>> Begin SUPPLIED DATA
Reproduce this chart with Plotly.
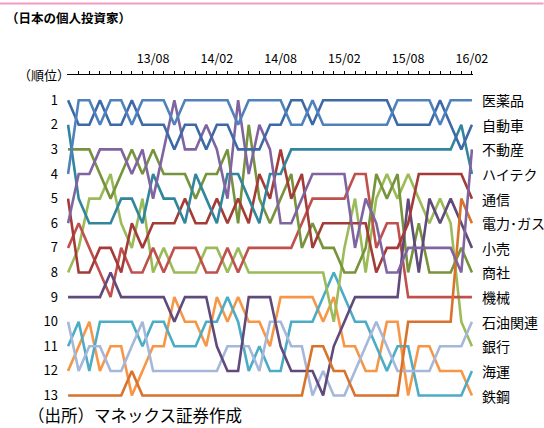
import plotly.graph_objects as go

# 39 monthly observations, 2012/12 .. 2016/02
months = ["12/12",
          "13/01","13/02","13/03","13/04","13/05","13/06","13/07","13/08","13/09","13/10","13/11","13/12",
          "14/01","14/02","14/03","14/04","14/05","14/06","14/07","14/08","14/09","14/10","14/11","14/12",
          "15/01","15/02","15/03","15/04","15/05","15/06","15/07","15/08","15/09","15/10","15/11","15/12",
          "16/01","16/02"]
tick_labels = ["13/08", "14/02", "14/08", "15/02", "15/08", "16/02"]

# rank series (1 = top)
rank_iyakuhin = [4,1,1,2,1,1,2,1,1,1, 2,1,1,1,1,1,2,1,1,1, 1,2,2,1,2,2,2,2,2,2, 2,1,1,1,1,2,1,1,1]
rank_jidosha  = [1,2,2,1,2,2,1,2,2,2, 3,2,2,3,2,2,3,3,3,2, 2,1,1,2,1,1,1,1,1,1, 1,2,2,2,2,1,2,3,2]
rank_fudosan  = [6,4,4,3,3,3,4,3,5,3, 1,3,3,2,3,5,1,4,2,3, 6,6,5,4,4,4,4,7,5,6, 8,8,7,7,7,7,7,8,3]
rank_hightech = [2,5,6,6,6,5,5,6,4,5, 5,6,4,5,6,4,4,5,6,4, 4,3,3,3,3,3,3,3,3,3, 3,3,3,3,3,3,3,2,4]
rank_tsushin  = [5,8,8,7,7,8,6,7,6,6, 6,5,6,6,5,6,5,6,4,5, 3,5,4,7,6,6,6,6,6,8, 7,7,6,4,4,4,4,4,5]
rank_denryoku = [13,13,13,13,13,13,12,13,13,13, 13,13,13,13,13,13,13,13,13,13, 13,13,13,11,11,12,12,13,13,13, 13,13,10,10,10,10,10,5,6]
rank_kouri    = [9,9,9,9,8,9,9,9,9,9, 10,9,9,9,11,12,12,9,9,9, 11,12,12,12,13,11,10,9,9,9, 9,9,5,8,5,6,5,6,7]
rank_shosha   = [3,3,3,4,5,4,3,4,3,4, 4,4,5,4,4,3,6,2,5,6, 5,4,7,6,7,7,8,8,7,4, 5,4,8,6,8,8,8,7,8]
rank_kikai    = [7,6,7,8,9,7,8,8,7,8, 7,7,7,8,8,7,8,7,7,7, 7,7,6,5,5,5,5,4,4,7, 6,6,9,9,9,9,9,9,9]
rank_sekiyu   = [10,12,11,11,12,12,11,10,12,12, 12,12,12,12,12,11,11,11,12,10, 10,11,11,13,12,13,13,12,11,10, 11,12,12,12,12,11,11,11,10]
rank_ginko    = [8,7,5,5,4,6,7,5,8,7, 8,8,8,7,7,8,7,8,8,8, 8,8,8,8,8,10,7,5,8,5, 4,5,4,5,6,5,6,10,11]
rank_kaiun    = [11,10,12,10,10,10,10,11,10,10, 11,11,11,10,10,9,10,12,11,12, 12,10,10,10,9,8,9,10,10,11, 12,11,11,13,13,13,13,13,12]
rank_tekko    = [12,11,10,12,11,11,13,12,11,11, 9,10,10,11,9,10,9,10,10,11, 9,9,9,9,10,9,11,11,12,12, 10,10,13,11,11,12,12,12,13]

sector_names = ["医薬品", "自動車", "不動産", "ハイテク", "通信", "電力・ガス", "小売",
                "商社", "機械", "石油関連", "銀行", "海運", "鉄鋼"]
sector_ranks = [rank_iyakuhin, rank_jidosha, rank_fudosan, rank_hightech, rank_tsushin,
                rank_denryoku, rank_kouri, rank_shosha, rank_kikai, rank_sekiyu,
                rank_ginko, rank_kaiun, rank_tekko]
sector_colors = ["#4F81BD", "#3D69A6", "#8064A2", "#31859C", "#A33B38", "#D9722A", "#604A7B",
                 "#77933C", "#C0504D", "#A5B7DA", "#9BBB59", "#4BACC6", "#F79646"]

FONT = "Noto Sans CJK JP"
W, H = 544, 428
L, R, T, B = 67.2, 473.4, 74.5, 397.8


def px(x):
    return (x - L) / (R - L)


def py(y):
    return (B - y) / (B - T)


def label_html(name):
    # the source font sets the middle dot narrow: use the half-width form
    return name.replace("・", "･")


fig = go.Figure()
# draw so that the first listed sector ends on top
for name, ranks, color in reversed(list(zip(sector_names, sector_ranks, sector_colors))):
    fig.add_trace(go.Scatter(x=months, y=ranks, mode="lines", name=name,
                             line=dict(color=color, width=2.6), hoverinfo="skip"))

# final-rank labels on the right
for name, ranks in zip(sector_names, sector_ranks):
    fig.add_annotation(x=months[-1], y=ranks[-1], text=label_html(name), showarrow=False,
                       xanchor="left", yanchor="middle", xshift=8,
                       font=dict(family=FONT, size=14, color="#000000"))

fig.add_annotation(xref="paper", yref="paper", x=px(4), y=py(17), text="<b>（日本の個人投資家）</b>",
                   showarrow=False, xanchor="left", yanchor="middle",
                   font=dict(family=FONT, size=12.5, color="#000000"))
fig.add_annotation(xref="paper", yref="paper", x=px(72), y=py(74), text="（順位）",
                   showarrow=False, xanchor="right", yanchor="middle",
                   font=dict(family=FONT, size=13, color="#000000"))
fig.add_annotation(xref="paper", yref="paper", x=px(26), y=py(415), text="（出所）マネックス証券作成",
                   showarrow=False, xanchor="left", yanchor="middle",
                   font=dict(family=FONT, size=16.5, color="#000000"))

fig.add_shape(type="line", xref="paper", yref="paper", x0=px(0), x1=px(W), y0=py(3), y1=py(3),
              line=dict(color="#F49AC9", width=2))

fig.update_layout(
    width=W, height=H,
    margin=dict(l=L, r=W - R, t=T, b=H - B, pad=0, autoexpand=False),
    paper_bgcolor="white", plot_bgcolor="white",
    showlegend=False,
    font=dict(family=FONT, color="#000000"),
    xaxis=dict(type="category", side="top", range=[-0.1, len(months) - 0.9],
               showgrid=False, zeroline=False, showline=True, linecolor="#000000", linewidth=1,
               ticks="outside", ticklen=3, tickwidth=1, tickcolor="#000000",
               tickvals=months[1:],
               ticktext=[m if m in tick_labels else "" for m in months[1:]],
               tickfont=dict(family=FONT, size=12.5, color="#000000"),
               ticklabelstandoff=3),
    yaxis=dict(range=[13.1, -0.023], showgrid=False, zeroline=False, showline=False,
               tickvals=list(range(1, 14)), ticktext=[str(i) for i in range(1, 14)],
               ticks="", tickfont=dict(family=FONT, size=13, color="#000000"),
               ticklabelstandoff=8),
)

fig.write_html("out.html", config={"displayModeBar": False},
               post_script="document.body.style.margin='0px';document.body.style.overflow='hidden';")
>> End SUPPLIED DATA
REQUIRED TASK
Write the full listing out again with every line unchanged, but include no pictures.

RESPONSE
Reproduce this chart with Plotly.
import plotly.graph_objects as go

# 39 monthly observations, 2012/12 .. 2016/02
months = ["12/12",
          "13/01","13/02","13/03","13/04","13/05","13/06","13/07","13/08","13/09","13/10","13/11","13/12",
          "14/01","14/02","14/03","14/04","14/05","14/06","14/07","14/08","14/09","14/10","14/11","14/12",
          "15/01","15/02","15/03","15/04","15/05","15/06","15/07","15/08","15/09","15/10","15/11","15/12",
          "16/01","16/02"]
tick_labels = ["13/08", "14/02", "14/08", "15/02", "15/08", "16/02"]

# rank series (1 = top)
rank_iyakuhin = [4,1,1,2,1,1,2,1,1,1, 2,1,1,1,1,1,2,1,1,1, 1,2,2,1,2,2,2,2,2,2, 2,1,1,1,1,2,1,1,1]
rank_jidosha  = [1,2,2,1,2,2,1,2,2,2, 3,2,2,3,2,2,3,3,3,2, 2,1,1,2,1,1,1,1,1,1, 1,2,2,2,2,1,2,3,2]
rank_fudosan  = [6,4,4,3,3,3,4,3,5,3, 1,3,3,2,3,5,1,4,2,3, 6,6,5,4,4,4,4,7,5,6, 8,8,7,7,7,7,7,8,3]
rank_hightech = [2,5,6,6,6,5,5,6,4,5, 5,6,4,5,6,4,4,5,6,4, 4,3,3,3,3,3,3,3,3,3, 3,3,3,3,3,3,3,2,4]
rank_tsushin  = [5,8,8,7,7,8,6,7,6,6, 6,5,6,6,5,6,5,6,4,5, 3,5,4,7,6,6,6,6,6,8, 7,7,6,4,4,4,4,4,5]
rank_denryoku = [13,13,13,13,13,13,12,13,13,13, 13,13,13,13,13,13,13,13,13,13, 13,13,13,11,11,12,12,13,13,13, 13,13,10,10,10,10,10,5,6]
rank_kouri    = [9,9,9,9,8,9,9,9,9,9, 10,9,9,9,11,12,12,9,9,9, 11,12,12,12,13,11,10,9,9,9, 9,9,5,8,5,6,5,6,7]
rank_shosha   = [3,3,3,4,5,4,3,4,3,4, 4,4,5,4,4,3,6,2,5,6, 5,4,7,6,7,7,8,8,7,4, 5,4,8,6,8,8,8,7,8]
rank_kikai    = [7,6,7,8,9,7,8,8,7,8, 7,7,7,8,8,7,8,7,7,7, 7,7,6,5,5,5,5,4,4,7, 6,6,9,9,9,9,9,9,9]
rank_sekiyu   = [10,12,11,11,12,12,11,10,12,12, 12,12,12,12,12,11,11,11,12,10, 10,11,11,13,12,13,13,12,11,10, 11,12,12,12,12,11,11,11,10]
rank_ginko    = [8,7,5,5,4,6,7,5,8,7, 8,8,8,7,7,8,7,8,8,8, 8,8,8,8,8,10,7,5,8,5, 4,5,4,5,6,5,6,10,11]
rank_kaiun    = [11,10,12,10,10,10,10,11,10,10, 11,11,11,10,10,9,10,12,11,12, 12,10,10,10,9,8,9,10,10,11, 12,11,11,13,13,13,13,13,12]
rank_tekko    = [12,11,10,12,11,11,13,12,11,11, 9,10,10,11,9,10,9,10,10,11, 9,9,9,9,10,9,11,11,12,12, 10,10,13,11,11,12,12,12,13]

sector_names = ["医薬品", "自動車", "不動産", "ハイテク", "通信", "電力・ガス", "小売",
                "商社", "機械", "石油関連", "銀行", "海運", "鉄鋼"]
sector_ranks = [rank_iyakuhin, rank_jidosha, rank_fudosan, rank_hightech, rank_tsushin,
                rank_denryoku, rank_kouri, rank_shosha, rank_kikai, rank_sekiyu,
                rank_ginko, rank_kaiun, rank_tekko]
sector_colors = ["#4F81BD", "#3D69A6", "#8064A2", "#31859C", "#A33B38", "#D9722A", "#604A7B",
                 "#77933C", "#C0504D", "#A5B7DA", "#9BBB59", "#4BACC6", "#F79646"]

FONT = "Noto Sans CJK JP"
W, H = 544, 428
L, R, T, B = 67.2, 473.4, 74.5, 397.8


def px(x):
    return (x - L) / (R - L)


def py(y):
    return (B - y) / (B - T)


def label_html(name):
    # the source font sets the middle dot narrow: use the half-width form
    return name.replace("・", "･")


fig = go.Figure()
# draw so that the first listed sector ends on top
for name, ranks, color in reversed(list(zip(sector_names, sector_ranks, sector_colors))):
    fig.add_trace(go.Scatter(x=months, y=ranks, mode="lines", name=name,
                             line=dict(color=color, width=2.6), hoverinfo="skip"))

# final-rank labels on the right
for name, ranks in zip(sector_names, sector_ranks):
    fig.add_annotation(x=months[-1], y=ranks[-1], text=label_html(name), showarrow=False,
                       xanchor="left", yanchor="middle", xshift=8,
                       font=dict(family=FONT, size=14, color="#000000"))

fig.add_annotation(xref="paper", yref="paper", x=px(4), y=py(17), text="<b>（日本の個人投資家）</b>",
                   showarrow=False, xanchor="left", yanchor="middle",
                   font=dict(family=FONT, size=12.5, color="#000000"))
fig.add_annotation(xref="paper", yref="paper", x=px(72), y=py(74), text="（順位）",
                   showarrow=False, xanchor="right", yanchor="middle",
                   font=dict(family=FONT, size=13, color="#000000"))
fig.add_annotation(xref="paper", yref="paper", x=px(26), y=py(415), text="（出所）マネックス証券作成",
                   showarrow=False, xanchor="left", yanchor="middle",
                   font=dict(family=FONT, size=16.5, color="#000000"))

fig.add_shape(type="line", xref="paper", yref="paper", x0=px(0), x1=px(W), y0=py(3), y1=py(3),
              line=dict(color="#F49AC9", width=2))

fig.update_layout(
    width=W, height=H,
    margin=dict(l=L, r=W - R, t=T, b=H - B, pad=0, autoexpand=False),
    paper_bgcolor="white", plot_bgcolor="white",
    showlegend=False,
    font=dict(family=FONT, color="#000000"),
    xaxis=dict(type="category", side="top", range=[-0.1, len(months) - 0.9],
               showgrid=False, zeroline=False, showline=True, linecolor="#000000", linewidth=1,
               ticks="outside", ticklen=3, tickwidth=1, tickcolor="#000000",
               tickvals=months[1:],
               ticktext=[m if m in tick_labels else "" for m in months[1:]],
               tickfont=dict(family=FONT, size=12.5, color="#000000"),
               ticklabelstandoff=3),
    yaxis=dict(range=[13.1, -0.023], showgrid=False, zeroline=False, showline=False,
               tickvals=list(range(1, 14)), ticktext=[str(i) for i in range(1, 14)],
               ticks="", tickfont=dict(family=FONT, size=13, color="#000000"),
               ticklabelstandoff=8),
)

fig.write_html("out.html", config={"displayModeBar": False},
               post_script="document.body.style.margin='0px';document.body.style.overflow='hidden';")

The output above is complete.